Sections are ordered by application severity, moving from commercial aerospace through submarine-grade to classified-program-capable work. This sequencing builds an implicit argument that the facility operates at the ceiling of the industry. By the time the primary call to action appears, the visitor has already reviewed three tiers of evidence.
The capability review request form is positioned after the third spec section. It collects company name, part material and substrate, required specification via a dropdown of MIL and AMS numbers, annual volume estimate, and an upload field for drawings or specification sheets. The form appears only after credibility is fully established.
A "Download Our QPL and NADCAP Cert Package" module captures visitors who are still in the vendor qualification stage. It provides a low-commitment conversion option before the visitor is ready to request a direct capability review, reducing drop-off among procurement officers early in their sourcing cycle.
The header uses a slow dolly shot at tank-rim height capturing a racked part descending into an electroless nickel bath. A technician in full personal protective equipment monitors a digital thickness gauge in the background. A single headline fades in over the footage: "Mil-Spec Plating. Zero Deviation." No stock imagery is used.
The color system reserves anodized gold exclusively for callouts, specification highlights, and call-to-action borders. Gold never appears in body copy. It functions as a visual inspection tag: when gold appears, the data matters.
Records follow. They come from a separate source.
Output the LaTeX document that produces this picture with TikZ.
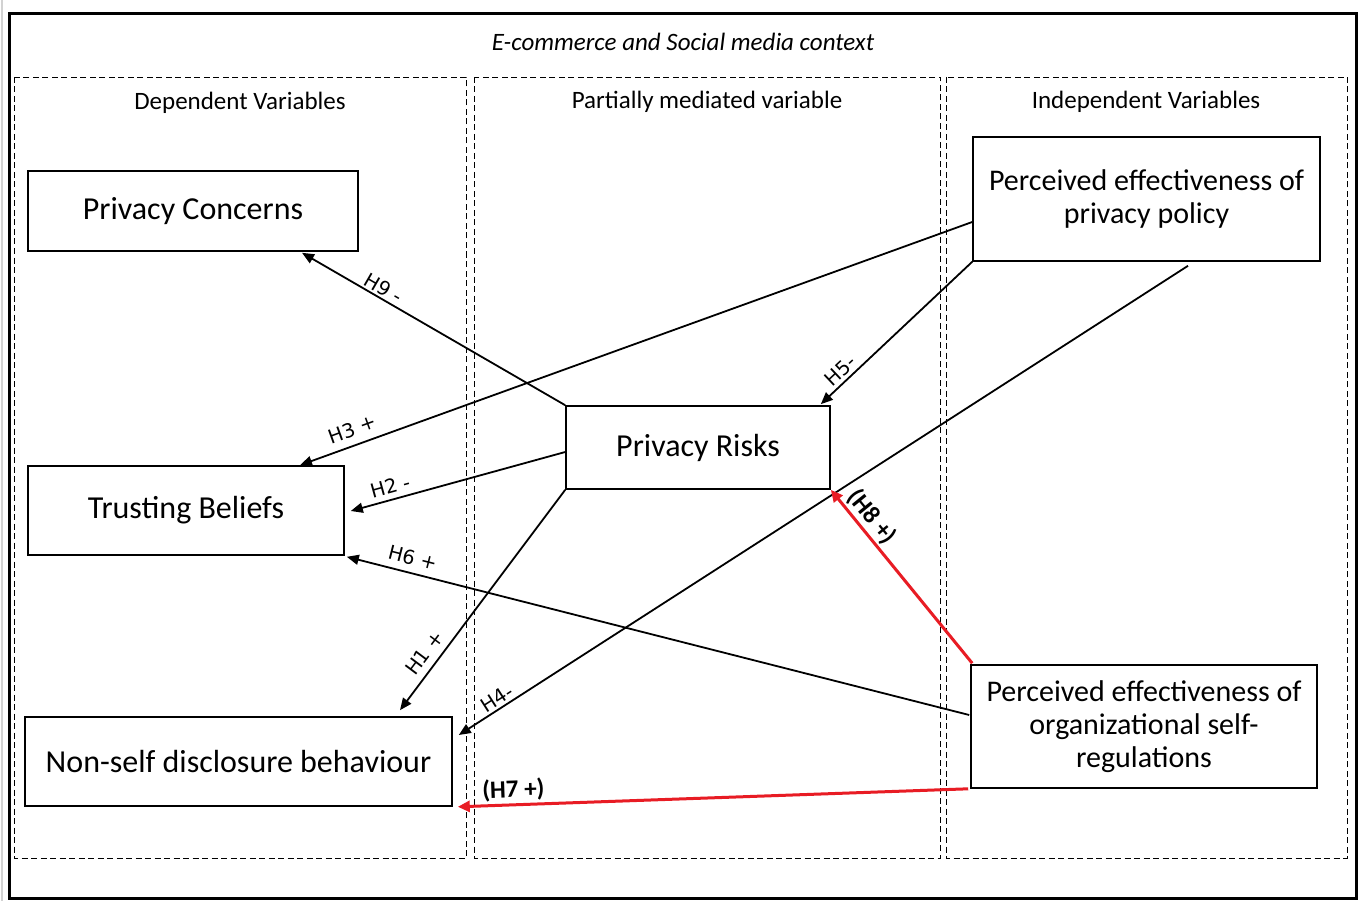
\documentclass[tikz,border=0pt]{standalone}
\usepackage{fontspec}
\setmainfont{Carlito}
\newfontfamily\labfont{DejaVu Sans}
\usetikzlibrary{arrows.meta,calc}
\definecolor{myred}{RGB}{232,28,36}
\begin{document}
\begin{tikzpicture}[x=1pt,y=-1pt,
  box/.style={draw, line width=1.6pt, rectangle, inner sep=0pt, align=center, font=\fontsize{30}{33}\selectfont},
  bigbox/.style={box, font=\fontsize{32}{35}\selectfont},
  col/.style={draw, line width=0.9pt, dash pattern=on 6pt off 3.5pt},
  head/.style={font=\fontsize{25}{30}\selectfont, inner sep=0pt},
  arr/.style={line width=1.8pt, -{Triangle[length=12pt,width=10pt]}},
  redarr/.style={line width=3pt, draw=myred, -{Triangle[length=12pt,width=11pt]}},
  lab/.style={font=\labfont\fontsize{19.5}{22}\selectfont, sloped, inner sep=0pt},
  rlab/.style={font=\bfseries\fontsize{25}{28}\selectfont, sloped, inner sep=0pt, text=black},
]
\useasboundingbox (0,0) rectangle (1364,901);
\fill[white] (0,0) rectangle (1364,901);
\draw[line width=2pt, gray!35] (1.5,0) -- (1.5,901);
\draw[line width=3pt] (9.5,14) rectangle (1356,898.5);

\node[head, font=\itshape\fontsize{25}{30}\selectfont] (title) at (683,42) {E-commerce and Social media context};

\draw[col] (14,77) rectangle (466,858);
\draw[col] (474,77) rectangle (940,858);
\draw[col] (946,77) rectangle (1347,858);

\node[head] (h1) at (240,103) {Dependent Variables};
\node[head] (h2) at (707,102) {Partially mediated variable};
\node[head] (h3) at (1146,102) {Independent Variables};

\node[bigbox, minimum width=330pt, minimum height=80pt] (pc) at (193,211) {Privacy Concerns};
\node[bigbox, minimum width=316pt, minimum height=89pt] (tb) at (186,510.5) {Trusting Beliefs};
\node[bigbox, minimum width=427pt, minimum height=89pt] (nsd) at (238.5,761.5) {Non-self disclosure behaviour};
\node[bigbox, minimum width=264pt, minimum height=83pt] (pr) at (698,447.5) {Privacy Risks};
\node[box, minimum width=347pt, minimum height=124pt] (pepp) at (1146.5,199) {Perceived effectiveness of\\privacy policy};
\node[box, minimum width=346pt, minimum height=123pt] (peosr) at (1144,726.5) {Perceived effectiveness of\\organizational self-\\regulations};

% H9
\draw[arr] (pr.north west) -- node[lab, pos=0.71, above=2pt] {H9 -} ($(pc.south)+(109,1)$);
% H3
\draw[arr] ($(pepp.west)+(0,23)$) -- node[lab, pos=0.914, above=8pt] {H3 +} ($(tb.north)+(114,0)$);
% H2
\draw[arr] ($(pr.west)+(0,4.5)$) -- node[lab, pos=0.80, above=5pt] {H2 -} ($(tb.east)+(6,0.5)$);
% H6
\draw[arr] ($(peosr.west)+(-1,-11.5)$) -- node[lab, pos=0.90, above=7pt] {H6 +} ($(tb.south east)+(2,1)$);
% H1
\draw[arr] (pr.south west) -- node[lab, pos=0.78, above=7pt] {H1 +} ($(nsd.north)+(161.5,-6)$);
% H4
\draw[arr] ($(pepp.south)+(41.5,4)$) -- node[lab, pos=0.94, above=2pt] {H4-} ($(nsd.east)+(6,-26.5)$);
% H5
\draw[arr] (pepp.south west) -- node[lab, pos=0.82, above=3pt] {H5-} ($(pr.north east)+(-10,-1)$);
% H8
\draw[redarr] ($(peosr.north west)+(2,-1)$) -- node[rlab, pos=0.79, above=2pt] {(H8 +)} (pr.south east);
% H7
\draw[redarr] ($(peosr.south west)+(-2,0)$) -- node[rlab, pos=0.89, above=2pt] {(H7 +)} ($(nsd.south east)+(5,0)$);
\end{tikzpicture}
\end{document}
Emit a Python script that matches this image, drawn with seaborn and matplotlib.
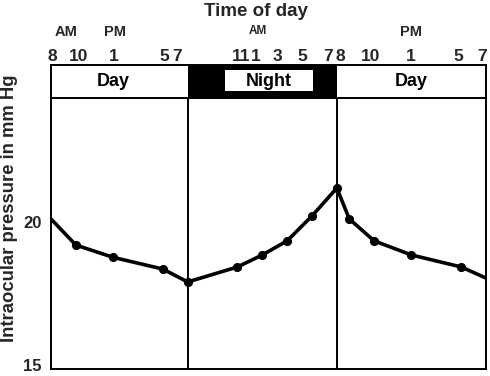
import matplotlib
matplotlib.use("Agg")
import matplotlib.pyplot as plt
import matplotlib.transforms as mtransforms
from matplotlib.patches import Rectangle
import seaborn as sns
import pandas as pd

# ---- data (hours counted from 8 AM of the first day) ----
hours = [0, 2, 5, 9, 11, 15, 17, 19, 21, 23, 24, 26, 29, 33, 35]
pressure = [20.0, 19.13, 18.72, 18.33, 17.9, 18.4, 18.8, 19.27, 20.1, 21.03,
            20.0, 19.27, 18.8, 18.4, 18.03]
tick_hours = [0, 2, 5, 9, 11, 15, 17, 19, 21, 23, 24, 26, 29, 33, 35]
tick_labels = ["8", "10", "1", "5", "7", "11", "1", "3", "5", "7",
               "8", "10", "1", "5", "7"]
period_labels = ["Day", "Night", "Day"]
period_bounds = [0, 11, 23, 35]
ampm_labels = ["AM", "PM", "AM", "PM"]
ytick_values = [15, 20]
ytick_labels = ["15", "20"]
title = "Time of day"
ylabel = "Intraocular pressure in mm Hg"

df = pd.DataFrame({"hour": hours, "pressure": pressure})

sns.set_theme(style="white")
plt.rcParams["font.family"] = ["Liberation Sans", "DejaVu Sans"]

W, H = 490, 376
fig = plt.figure(figsize=(W / 100, H / 100), dpi=100)
ax = fig.add_axes([51 / W, 7 / H, 435 / W, 271 / H])
axb = fig.add_axes([51 / W, (H - 98) / H, 435 / W, 33 / H], sharex=ax)

# main curve
sns.lineplot(data=df, x="hour", y="pressure", ax=ax, color="black",
             linewidth=2.6, marker="o", markersize=5.8,
             markeredgecolor="black", markevery=slice(1, -1))

ax.set_xlim(period_bounds[0], period_bounds[-1])
ax.set_ylim(15, 24.03)
for b in period_bounds[1:-1]:
    ax.axvline(b, color="black", linewidth=1.4)
ax.set_yticks(ytick_values)
ax.set_yticklabels(ytick_labels, fontsize=12, fontweight="bold")
ax.tick_params(axis="y", length=0, pad=7)
ax.tick_params(axis="x", bottom=False, labelbottom=False, length=0)
ax.set_xlabel("")
ax.set_ylabel("")
for sp in ax.spines.values():
    sp.set_color("black")
    sp.set_linewidth(1.4)
ylabel_dy = [4, -3]
for lab, dy in zip(ax.yaxis.get_majorticklabels(), ylabel_dy):
    lab.set_transform(lab.get_transform() +
                      mtransforms.ScaledTranslation(0, dy / 100, fig.dpi_scale_trans))

# day / night band
axb.set_ylim(0, 1)
axb.set_yticks([])
axb.axvspan(period_bounds[1], period_bounds[2], color="black", linewidth=0)
btrans = mtransforms.blended_transform_factory(axb.transData, axb.transAxes)
axb.add_patch(Rectangle((14.0, 0.21), 7.08, 0.64, transform=btrans,
                        facecolor="white", edgecolor="none"))
text_x = [5, 17.5, 29]
for lab, tx in zip(period_labels, text_x):
    axb.text(tx, 0.5, lab, transform=btrans, ha="center", va="center",
             fontsize=13, fontweight="bold", color="black")
for sp in axb.spines.values():
    sp.set_color("black")
    sp.set_linewidth(1.4)

axb.xaxis.tick_top()
axb.set_xticks(tick_hours)
axb.set_xticklabels(tick_labels, fontsize=12.5, fontweight="bold")
axb.tick_params(axis="x", top=True, labeltop=True, bottom=False,
                labelbottom=False, length=0, pad=1)
label_dx = [1, 3, 1, 1, -11, 4, -7, -10, -10, -9, -9, -4, -1, -3, -4]
for lab, dx in zip(axb.xaxis.get_majorticklabels(), label_dx):
    lab.set_transform(lab.get_transform() +
                      mtransforms.ScaledTranslation(dx / 100, 0, fig.dpi_scale_trans))

# AM / PM markers
ampm_x = [1.2, 5.15, 16.65, 29.0]
ampm_size = [10.5, 10.5, 8.5, 10.5]
for lab, xx, fs in zip(ampm_labels, ampm_x, ampm_size):
    axb.annotate(lab, xy=(xx, H - 31.5), xycoords=("data", "figure pixels"),
                 ha="center", va="center", fontsize=fs, fontweight="bold")

fig.text(256 / W, 1 - 11 / H, title, ha="center", va="center",
         fontsize=13.5, fontweight="bold")
fig.text(10 / W, 1 - 208 / H, ylabel, rotation=90, ha="center", va="center",
         fontsize=13.3, fontweight="bold")

fig.savefig("out.png", dpi=100)
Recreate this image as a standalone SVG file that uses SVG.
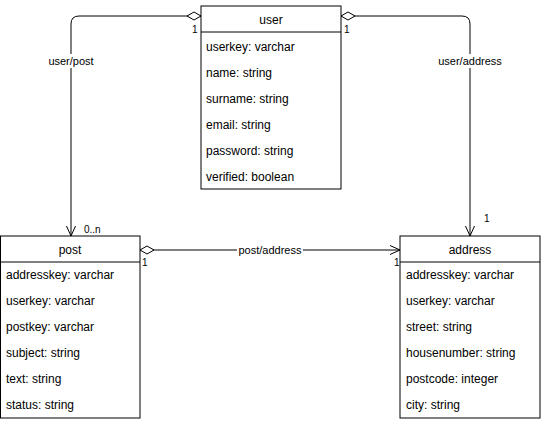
<svg xmlns="http://www.w3.org/2000/svg" width="541" height="422" viewBox="0 0 541 422">
<style>
.box{fill:#fff;stroke:#000;stroke-width:1}
.t{font-family:"Liberation Sans",Arial,sans-serif;font-size:12px;fill:#000}
.c{text-anchor:middle}
.lbl{font-family:"Liberation Sans",Arial,sans-serif;font-size:11px;fill:#000;text-anchor:middle}
.card{font-family:"Liberation Sans",Arial,sans-serif;font-size:10px;fill:#000}
.ln{fill:none;stroke:#000;stroke-width:1}
</style>
<defs>
<marker id="dia" markerWidth="16" markerHeight="10" refX="15" refY="5" orient="auto-start-reverse" markerUnits="userSpaceOnUse">
<path d="M1,5 L8,1 L15,5 L8,9 Z" fill="#fff" stroke="#000" stroke-width="1"/>
</marker>
<marker id="arr" markerWidth="12" markerHeight="12" refX="11" refY="6" orient="auto" markerUnits="userSpaceOnUse">
<path d="M1,1.5 L11,6 L1,10.5" fill="none" stroke="#000" stroke-width="1"/>
</marker>
</defs>
<rect width="541" height="422" fill="#fff"/>
<g id="connectors">
<path class="ln" d="M201,16 L79,16 Q71,16 71,24 L71,236" marker-start="url(#dia)" marker-end="url(#arr)"/>
<path class="ln" d="M341,16 L462,16 Q470,16 470,24 L470,236" marker-start="url(#dia)" marker-end="url(#arr)"/>
<path class="ln" d="M140,250 L400,250" marker-start="url(#dia)" marker-end="url(#arr)"/>
<rect x="45" y="54" width="52" height="14" fill="#fff"/>
<text class="lbl" x="71" y="65">user/post</text>
<rect x="436" y="54" width="68" height="14" fill="#fff"/>
<text class="lbl" x="470" y="65">user/address</text>
<rect x="237" y="243" width="66" height="14" fill="#fff"/>
<text class="lbl" x="270" y="254">post/address</text>
<text class="card" x="192" y="33">1</text>
<text class="card" x="344" y="33">1</text>
<text class="card" x="84" y="233">0..n</text>
<text class="card" x="484" y="222">1</text>
<text class="card" x="142" y="266">1</text>
<text class="card" x="394" y="266">1</text>
</g>
<g id="user">
<rect class="box" x="201" y="6" width="140" height="183"/>
<line class="ln" x1="201" y1="32" x2="341" y2="32"/>
<text class="t c" x="271" y="24">user</text>
<text class="t" x="206" y="51">userkey: varchar</text>
<text class="t" x="206" y="77">name: string</text>
<text class="t" x="206" y="103">surname: string</text>
<text class="t" x="206" y="129">email: string</text>
<text class="t" x="206" y="155">password: string</text>
<text class="t" x="206" y="181">verified: boolean</text>
</g>
<g id="post">
<rect class="box" x="0.5" y="236" width="139.5" height="182"/>
<line class="ln" x1="0.5" y1="262" x2="140" y2="262"/>
<text class="t c" x="70" y="254">post</text>
<text class="t" x="6" y="279">addresskey: varchar</text>
<text class="t" x="6" y="305">userkey: varchar</text>
<text class="t" x="6" y="331">postkey: varchar</text>
<text class="t" x="6" y="357">subject: string</text>
<text class="t" x="6" y="383">text: string</text>
<text class="t" x="6" y="409">status: string</text>
</g>
<g id="address">
<rect class="box" x="400" y="236" width="140" height="182"/>
<line class="ln" x1="400" y1="262" x2="540" y2="262"/>
<text class="t c" x="470" y="254">address</text>
<text class="t" x="406" y="279">addresskey: varchar</text>
<text class="t" x="406" y="305">userkey: varchar</text>
<text class="t" x="406" y="331">street: string</text>
<text class="t" x="406" y="357">housenumber: string</text>
<text class="t" x="406" y="383">postcode: integer</text>
<text class="t" x="406" y="409">city: string</text>
</g>
</svg>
This discipline keeps the palette feeling like a sealed conforming test report.
| Section | Purpose |
|---|---|
| Header Video Hero | Establishes process authenticity with a tank-level plating shot and fade-in headline |
| Cadmium Plating Split | Presents cadmium process specs alongside a macro surface photograph |
| Hard Chrome Split | Displays hard chrome MIL-SPEC data paired with finished surface close-up |
| Electroless Nickel Split | Shows electroless nickel tolerance range and salt-spray hours with surface proof |
| Passivation Split | Covers passivation process spec and surface imagery at near-microscopic detail |
| Capability Review Form | Primary lead capture after three tiers of credibility are established |
| Cert Package Download | Secondary conversion path for early-stage vendor qualifiers |
The Corporate Precision theme uses a Carbon Fiber color system. Every palette decision reinforces the feeling of opening a sealed test report stamped conforming.
The split-screen layout is designed to reflow cleanly for narrower viewports. Spec panels and macro photographs stack vertically on mobile without losing the spec-then-proof reading rhythm.
The page earns the click before it asks for anything. Every layout decision delays the call to action until the visitor has already reviewed substantial evidence.
This template fits facilities that operate in a highly regulated environment where vendor selection is documentation-driven. It is built specifically for the defense and aerospace plating niche, where buyers reference Military Specification (MIL-SPEC) and Aerospace Material Specification (AMS) numbers as primary qualification criteria.